You’ve heard the buzzwords: influencer, brand ambassador, content creator. Our social media feeds have become inundated with sponsored posts and affiliate marketing links. It is no secret that influencer marketing has become an integral part of the advertising industry. If utilized strategically, this marketing tactic can be highly effective. But what happens when a brand gets drunk on influencer marketing? What happens when a company lets third-party individuals who are not trained in the brand voice speak to consumers on their behalf? While influencers are a helpful tool to support an overall marketing strategy, brand managers and advertisers must navigate the saturated landscape of influencer marketing to avoid the hangover and find success.

THE OLD FASHIONED WAY OF INFLUENCE

The concept of influencer marketing is nothing new, stemming from the idea of using celebrity endorsements to sell products. Celebrities add credibility and star power to anything they endorse, so for decades advertisers have utilized their familiar faces to catch and hold the attention of consumers. Celebrities have amassed an audience because they resonate with people in one way or another. It is clear that influencers have the same effect, becoming a new form of celebrity in their own right.
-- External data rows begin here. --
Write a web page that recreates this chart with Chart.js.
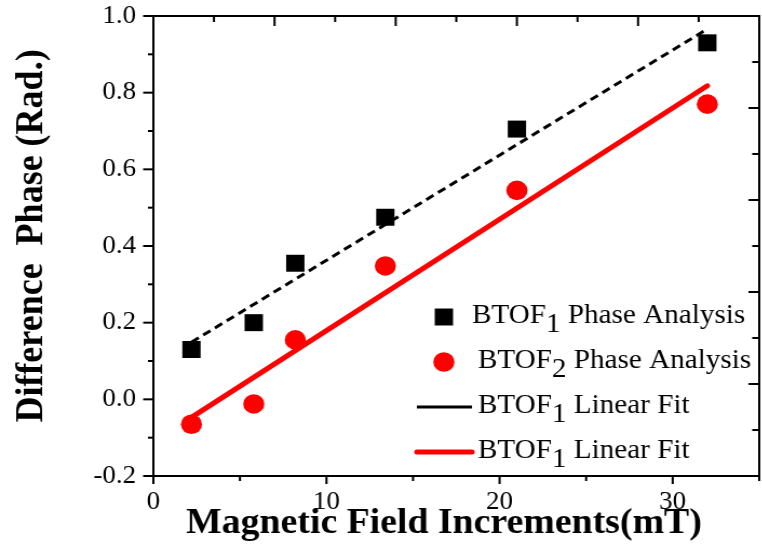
<!DOCTYPE html>
<html>
<head>
<meta charset="utf-8">
<script src="https://cdn.jsdelivr.net/npm/chart.js@4.4.1/dist/chart.umd.min.js"></script>
<style>
  html, body { margin: 0; padding: 0; overflow: hidden; background: #fff; width: 762px; height: 546px; }
  /* the figure is drawn slightly condensed and widened back to page width */
  #wrap { position: absolute; left: 0; top: 0; width: 715px; height: 546px; transform: scaleX(1.08); transform-origin: 0 0; }
  canvas { display: block; }
</style>
</head>
<body>
<div id="wrap"><canvas id="phaseChart" width="715" height="546"></canvas></div>
<script>
// Measured phase differences versus magnetic field increment
const fieldIncrements = [2.2, 5.8, 8.2, 13.4, 21.0, 32.0];          // mT
const btof1Phase      = [0.13, 0.20, 0.355, 0.475, 0.705, 0.93];     // rad
const btof2Phase      = [-0.065, -0.012, 0.155, 0.348, 0.545, 0.77]; // rad

// Linear fit lines, given by their end points
const fitEnds  = [2.2, 32.0];
const btof1Fit = [0.149, 0.966];
const btof2Fit = [-0.047, 0.818];

// Series labels ("_n" marks a subscript digit)
const seriesLabels = [
  'BTOF_1 Phase Analysis',
  'BTOF_2 Phase Analysis',
  'BTOF_1 Linear Fit',
  'BTOF_1 Linear Fit'
];

// Axes
const xTitle = 'Magnetic Field Increments(mT)';
const yTitle = 'Difference  Phase (Rad.)';
const xRange = [0, 35];
const yRange = [-0.2, 1.0];
const xStep = 10;
const yStep = 0.2;
const mirrorDivisions = 5; // unlabeled top / right axes

const SERIF = '"Liberation Serif", "Times New Roman", serif';

const toPoints = (xs, ys) => xs.map((x, i) => ({ x: x, y: ys[i] }));

// Frame, tick marks, axis titles
const framePlugin = {
  id: 'frame',
  afterDraw(chart) {
    const ctx = chart.ctx;
    const { left, right, top, bottom } = chart.chartArea;
    const sx = chart.scales.x, sy = chart.scales.y;
    const st = chart.scales.xTop, sr = chart.scales.yRight;
    ctx.save();
    ctx.strokeStyle = '#000';
    ctx.lineWidth = 2;
    ctx.lineCap = 'butt';
    ctx.strokeRect(left, top, right - left, bottom - top);

    const seg = (x1, y1, x2, y2) => { ctx.beginPath(); ctx.moveTo(x1, y1); ctx.lineTo(x2, y2); ctx.stroke(); };
    const isMajor = (v, step) => Math.abs(v / step - Math.round(v / step)) < 1e-6;

    // bottom: outward
    for (let v = xRange[0]; v <= xRange[1] + 1e-9; v += xStep / 2) {
      const p = sx.getPixelForValue(v);
      seg(p, bottom, p, bottom + (isMajor(v, xStep) ? 8 : 5));
    }
    // left: outward
    for (let v = yRange[0]; v <= yRange[1] + 1e-9; v += yStep / 2) {
      const p = sy.getPixelForValue(v);
      seg(left, p, left - (isMajor(v - yRange[0], yStep) ? 9.5 : 5), p);
    }
    // top: inward
    for (let v = 0; v <= mirrorDivisions + 1e-9; v += 0.5) {
      const p = st.getPixelForValue(v);
      seg(p, top, p, top + (isMajor(v, 1) ? 10 : 6));
    }
    // right: inward
    for (let v = 0; v <= mirrorDivisions + 1e-9; v += 0.5) {
      const p = sr.getPixelForValue(v);
      seg(right, p, right - (isMajor(v, 1) ? 10 : 6.5), p);
    }

    // axis titles
    ctx.fillStyle = '#000';
    ctx.textBaseline = 'alphabetic';
    ctx.textAlign = 'center';
    ctx.font = 'bold 35px ' + SERIF;
    ctx.fillText(xTitle, 411, 533);
    ctx.save();
    ctx.translate(39, 236);
    ctx.rotate(-Math.PI / 2);
    ctx.font = 'bold 36px ' + SERIF;
    ctx.fillText(yTitle, 0, 0);
    ctx.restore();
    ctx.restore();
  }
};

// Legend with subscript digits
const legendPlugin = {
  id: 'richLegend',
  afterDraw(chart) {
    const ctx = chart.ctx;
    const baselines = [323, 368, 413, 458];
    ctx.save();
    chart.data.datasets.forEach((ds, i) => {
      const base = baselines[i];
      const cy = base - 6;
      if (ds.showLine) {
        ctx.beginPath();
        ctx.setLineDash([]);
        ctx.strokeStyle = ds.borderColor;
        ctx.lineWidth = ds.borderWidth;
        ctx.lineCap = ds.borderCapStyle || 'butt';
        ctx.moveTo(386, cy);
        ctx.lineTo(437, cy);
        ctx.stroke();
      } else {
        ctx.fillStyle = ds.backgroundColor;
        ctx.strokeStyle = ds.borderColor;
        Chart.helpers.drawPoint(ctx, {
          pointStyle: ds.pointStyle, radius: ds.pointRadius, rotation: 0, borderWidth: 0
        }, 411, cy);
      }
      ctx.fillStyle = '#000';
      ctx.font = '27px ' + SERIF;
      ctx.textAlign = 'left';
      ctx.textBaseline = 'alphabetic';
      let x = 442.5 + (ds.legendTextShift || 0);
      ds.label.split(/_(\d)/).forEach((part, k) => {
        ctx.fillText(part, x, base + (k % 2 === 1 ? 9 : 0));
        x += ctx.measureText(part).width;
      });
    });
    ctx.restore();
  }
};

// keep the plot box fixed: no extra room for edge labels
const fixBox = (w, h) => s => {
  if (w !== null) s.width = w;
  if (h !== null) s.height = h;
  s.paddingTop = 0; s.paddingBottom = 0; s.paddingLeft = 0; s.paddingRight = 0;
};

new Chart(document.getElementById('phaseChart'), {
  type: 'scatter',
  data: {
    datasets: [
      {
        label: seriesLabels[0],
        data: toPoints(fieldIncrements, btof1Phase),
        xAxisID: 'x', yAxisID: 'y',
        pointStyle: 'rect', pointRadius: 12, pointHoverRadius: 12,
        backgroundColor: '#000000', borderColor: '#000000', borderWidth: 0,
        showLine: false,
        legendTextShift: -5.5
      },
      {
        label: seriesLabels[1],
        data: toPoints(fieldIncrements, btof2Phase),
        xAxisID: 'x', yAxisID: 'y',
        pointStyle: 'circle', pointRadius: 9.8, pointHoverRadius: 9.8,
        backgroundColor: '#ff0000', borderColor: '#ff0000', borderWidth: 0,
        showLine: false
      },
      {
        label: seriesLabels[2],
        data: toPoints(fitEnds, btof1Fit),
        xAxisID: 'x', yAxisID: 'y',
        showLine: true, pointRadius: 0, pointHoverRadius: 0,
        borderColor: '#000000', backgroundColor: '#000000',
        borderWidth: 3, borderDash: [8, 5]
      },
      {
        label: seriesLabels[3],
        data: toPoints(fitEnds, btof2Fit),
        xAxisID: 'x', yAxisID: 'y',
        showLine: true, pointRadius: 0, pointHoverRadius: 0,
        borderColor: '#ff0000', backgroundColor: '#ff0000',
        borderWidth: 5, borderCapStyle: 'round'
      }
    ]
  },
  options: {
    responsive: false,
    animation: false,
    devicePixelRatio: 1,
    layout: { padding: { top: 16, right: 7, left: 0, bottom: 0 } },
    plugins: { legend: { display: false }, tooltip: { enabled: false } },
    events: [],
    scales: {
      x: {
        type: 'linear', position: 'bottom',
        min: xRange[0], max: xRange[1],
        grid: { display: false, drawTicks: false },
        border: { display: false },
        afterFit: fixBox(null, 70),
        ticks: {
          stepSize: xStep, includeBounds: false, autoSkip: false, maxRotation: 0,
          padding: 11, color: '#000',
          font: { family: SERIF, size: 25 },
          callback: v => String(v)
        }
      },
      y: {
        type: 'linear', position: 'left',
        min: yRange[0], max: yRange[1],
        grid: { display: false, drawTicks: false },
        border: { display: false },
        afterFit: fixBox(142, null),
        ticks: {
          stepSize: yStep, autoSkip: false, padding: 16, color: '#000',
          font: { family: SERIF, size: 25 },
          callback: v => (Math.abs(v) < 1e-9 ? 0 : Number(v)).toFixed(1)
        }
      },
      xTop: { type: 'linear', position: 'top', min: 0, max: mirrorDivisions, display: false },
      yRight: { type: 'linear', position: 'right', min: 0, max: mirrorDivisions, display: false }
    }
  },
  plugins: [framePlugin, legendPlugin]
});
</script>
</body>
</html>
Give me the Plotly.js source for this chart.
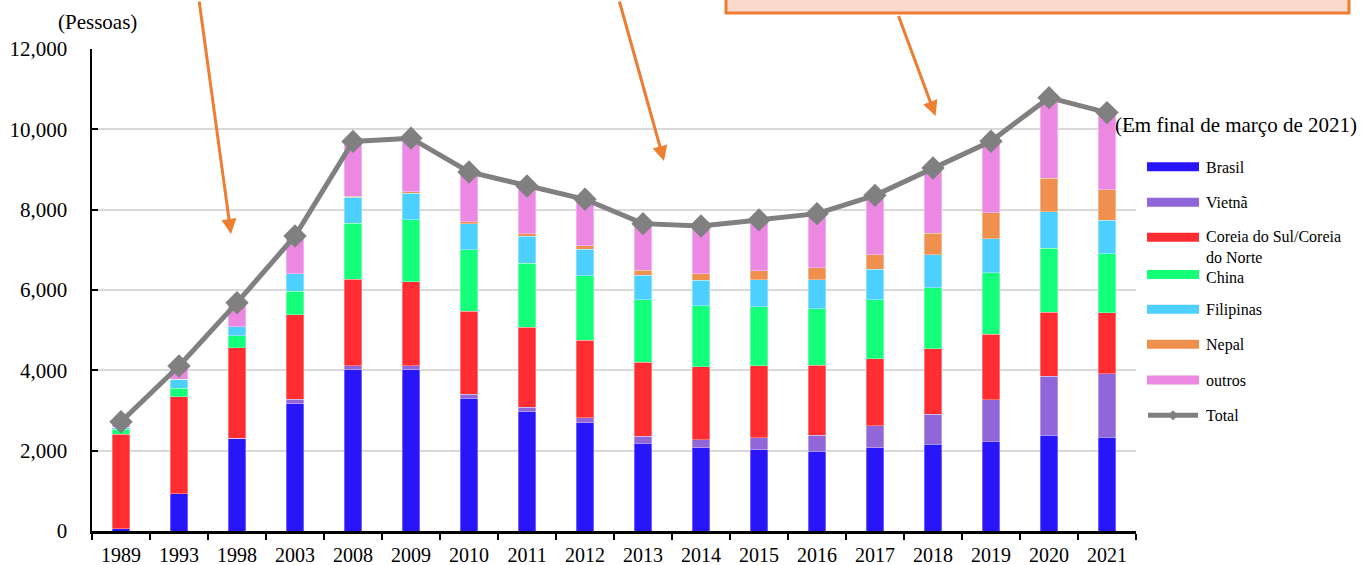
<!DOCTYPE html>
<html>
<head>
<meta charset="utf-8">
<script src="https://cdn.plot.ly/plotly-3.0.1.min.js"></script>
<style>
html,body{margin:0;padding:0;background:#fff;}
#chart{width:1364px;height:565px;}
</style>
</head>
<body>
<div id="chart"></div>
<script>
const years = ['1989','1993','1998','2003','2008','2009','2010','2011','2012','2013','2014','2015','2016','2017','2018','2019','2020','2021'];
const brasil    = [60, 930, 2300, 3170, 4010, 4010, 3310, 2970, 2690, 2190, 2070, 2020, 1985, 2070, 2165, 2240, 2380, 2340];
const vietna    = [0, 0, 10, 105, 110, 110, 95, 115, 130, 165, 205, 305, 405, 545, 740, 1030, 1470, 1570];
const coreia    = [2355, 2415, 2255, 2105, 2147, 2081, 2064, 1992, 1925, 1851, 1809, 1784, 1735, 1677, 1627, 1627, 1593, 1519];
const china     = [115, 208, 290, 589, 1401, 1550, 1536, 1594, 1610, 1552, 1519, 1469, 1411, 1469, 1518, 1535, 1602, 1477];
const filipinas = [50, 224, 233, 439, 639, 663, 639, 672, 664, 614, 639, 681, 722, 755, 822, 847, 905, 830];
const nepal     = [0, 0, 0, 0, 25, 34, 50, 58, 83, 124, 166, 216, 290, 365, 547, 647, 830, 764];
const outros    = [140, 330, 595, 935, 1367, 1332, 1245, 1189, 1156, 1156, 1186, 1270, 1353, 1476, 1619, 1776, 2009, 1916];
const total     = [2720, 4107, 5684, 7345, 9699, 9780, 8939, 8590, 8258, 7652, 7594, 7745, 7901, 8357, 9038, 9702, 10789, 10416];

const seriesNames = ['Brasil', 'Vietnã', 'Coreia do Sul/Coreia<br>do Norte', 'China', 'Filipinas', 'Nepal', 'outros'];
const seriesData = [brasil, vietna, coreia, china, filipinas, nepal, outros];
const seriesColors = ['#2815FA', '#9166D8', '#FF2D31', '#14FF7A', '#4DCFFF', '#F0904E', '#EA88E2'];
const totalName = 'Total';
const unitLabel = '(Pessoas)';
const dateLabel = '(Em final de março de 2021)';

const FONT = 'Liberation Serif, Times New Roman, serif';
const W = 1364, H = 565;
const L = 92, R = 1136, T = 49, B = 531;
const px = x => (x - L) / (R - L);
const py = y => (B - y) / (B - T);

const traces = seriesData.map((d, i) => ({
  type: 'bar', x: years, y: d, name: seriesNames[i],
  marker: {color: seriesColors[i], line: {color: 'rgba(255,255,255,0.55)', width: 0.6}},
  width: 0.305, showlegend: false, hoverinfo: 'x+y+name'
}));
traces.push({
  type: 'scatter', mode: 'lines+markers', x: years, y: total, name: totalName,
  line: {color: '#808080', width: 5},
  marker: {symbol: 'diamond', size: 18, color: '#808080'},
  showlegend: false, cliponaxis: false
});

const shapes = [];
const annotations = [];

// manual legend (swatch centre y, text first-line centre y)
const legY  = [166.7, 202.3, 237.3, 274.5, 309.3, 344.3, 380];
const textY = [166.7, 202.3, 235.5, 276.5, 309.3, 344.3, 380];
seriesNames.forEach((n, i) => {
  shapes.push({type: 'rect', xref: 'paper', yref: 'paper',
    x0: px(1147), x1: px(1199), y0: py(legY[i] + 4.5), y1: py(legY[i] - 4.5),
    fillcolor: seriesColors[i], line: {width: 0}});
  annotations.push({xref: 'paper', yref: 'paper', x: px(1204), y: py(textY[i] - 10),
    xanchor: 'left', yanchor: 'top', align: 'left', showarrow: false, text: n,
    font: {family: FONT, size: 16, color: '#000'}});
});
const totY = 415.3;
shapes.push({type: 'line', xref: 'paper', yref: 'paper', x0: px(1148), x1: px(1198), y0: py(totY), y1: py(totY),
  line: {color: '#808080', width: 5}});
shapes.push({type: 'path', xref: 'paper', yref: 'paper',
  path: `M ${px(1173)} ${py(totY-5)} L ${px(1178)} ${py(totY)} L ${px(1173)} ${py(totY+5)} L ${px(1168)} ${py(totY)} Z`,
  fillcolor: '#808080', line: {width: 0}});
annotations.push({xref: 'paper', yref: 'paper', x: px(1204), y: py(totY), xanchor: 'left', yanchor: 'middle',
  showarrow: false, text: totalName, font: {family: FONT, size: 16, color: '#000'}});

// callout box (mostly cropped at top)
shapes.push({type: 'rect', xref: 'paper', yref: 'paper', layer: 'above',
  x0: px(726), x1: px(1349), y0: py(13), y1: py(-20),
  fillcolor: '#F8D9CC', line: {color: '#ED7D31', width: 3}});

// arrows
const arrows = [
  {hx: 231, hy: 234, ax: -32, ay: -254},
  {hx: 664, hy: 161, ax: -45, ay: -181},
  {hx: 935.5, hy: 116, ax: -37.5, ay: -101.5}
];
arrows.forEach(a => annotations.push({xref: 'paper', yref: 'paper', x: px(a.hx), y: py(a.hy),
  ax: a.ax, ay: a.ay, text: '', showarrow: true, arrowhead: 2, arrowsize: 1, arrowwidth: 3,
  arrowcolor: '#ED7D31', standoff: 0}));

annotations.push({xref: 'paper', yref: 'paper', x: px(97), y: py(22), xanchor: 'center', yanchor: 'middle',
  showarrow: false, text: unitLabel, font: {family: FONT, size: 21, color: '#000'}});
annotations.push({xref: 'paper', yref: 'paper', x: px(1113), y: py(125), xanchor: 'left', yanchor: 'middle',
  showarrow: false, text: dateLabel, font: {family: FONT, size: 21, color: '#000'}});

const layout = {
  width: W, height: H,
  margin: {l: L, r: W - R, t: T, b: H - B, pad: 0},
  paper_bgcolor: '#fff', plot_bgcolor: '#fff',
  barmode: 'stack', bargap: 0.7,
  showlegend: false,
  font: {family: FONT, color: '#000'},
  xaxis: {
    type: 'category', range: [-0.5, years.length - 0.5], autorange: false,
    tickson: 'boundaries', ticks: 'outside', ticklen: 6, tickwidth: 2, tickcolor: '#000',
    showline: true, linecolor: '#000', linewidth: 2.5, showgrid: false, zeroline: false,
    tickfont: {family: FONT, size: 20, color: '#000'}, ticklabelstandoff: 4, fixedrange: true
  },
  yaxis: {
    range: [0, 12000], autorange: false, tickvals: [0, 2000, 4000, 6000, 8000, 10000, 12000], tickformat: ',d',
    ticks: 'inside', ticklen: 6, tickwidth: 2, tickcolor: '#000',
    showline: true, linecolor: '#000', linewidth: 2.5,
    showgrid: true, gridcolor: '#D9D9D9', gridwidth: 2, zeroline: false,
    tickfont: {family: FONT, size: 21, color: '#000'}, ticklabelstandoff: 18, fixedrange: true
  },
  shapes: shapes,
  annotations: annotations
};

Plotly.newPlot('chart', traces, layout, {displayModeBar: false, staticPlot: true});
</script>
</body>
</html>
Across industries, brands are harnessing the power of the celebrity endorsement with the accessibility and immediacy of social media to elevate their product or service. Consumers enjoy emulating people they relate to in some way, and in this digital age, an endorsement from a dependable social media personality often carries the same weight as a word-of-mouth recommendation from a friend.

INFLUENCER MARKETING ON THE ROCKS

Sponsored content on a social media feed or blog gives brands a tangible way to showcase products and services, while simultaneously gaining access to an entirely new audience of engaged followers that mirror their core consumer. However, the tactic begins to lose its effectiveness when a consumer’s social media feed is saturated with posts that are promoted by a brand or captioned with #ad. Consumers are smart; they recognize when they are being sold to. Ironically, this exact dilemma prompted influencer marketing in the first place.

In today’s modern landscape, many consumers are becoming disengaged at the first sign of an advertisement. If a television commercial doesn’t immediately grab a viewer’s attention, they may mute it, fast forward, or change the channel altogether. Many are willing to pay for subscription services that stream music ad-free and uninterrupted. Attention spans are short. Consumers are not generally inclined to devote time or energy to an advertisement when they can find other content at a moment’s notice. Influencer marketing was established as a way for brands to speak directly to their potential consumers through the content creators their audience was already tuned in to. Since a consumer’s first touchpoint with a brand is critical, many companies opt to sponsor influencer-based content as a means of creating a positive first impression with these new audiences.

SPONSORED CONTENT SHAKEN, NOT STIRRED

But as brands focus more and more efforts on influencer marketing, the tactic loses its efficacy. A company that devotes all marketing dollars to influencer partnerships puts the reputation of their brand in the hands of people with their own personal agenda, promoting products in exchange for a paycheck. It is important to remember that no influencer cares as deeply or works as hard for a brand as the brand itself.

Instead, companies should communicate directly to consumers and allow influencers to be the chorus that echoes their brand’s voice without giving them the responsibility of defining it. Influencer marketing has certainly shaken the advertising industry, but not stirred it enough to make it the sole tactic by which brands should advertise their products and services. One tactic alone should never preempt the ability of a brand to tell its own story. Influencer marketing must be a singular touchpoint in the overall marketing strategy, supporting other tactics to ultimately increase brand awareness and loyalty.

THE LAST CALL

There is still a place for influencer marketing in our industry, and there are brands and advertising agencies that approach it strategically. In order for influencer marketing to remain a viable tactic, however, brands must make data-informed decisions to leverage sponsored content in an impactful way. A strategic agency partner can help to evaluate seasonal trends in search volume and social conversations, evaluate website behavior, and analyze influencer performance based on earned media coverage to maximize partnerships and yield the greatest results.

As influencer marketing approaches a tipping point, the advertising industry needs to be prepared to react. A brand’s marketing strategy should be diverse enough for it to stand strong regardless of trends that come and go. When everyone else is under the influence, make sure your brand is coherent enough to stand on its own two feet.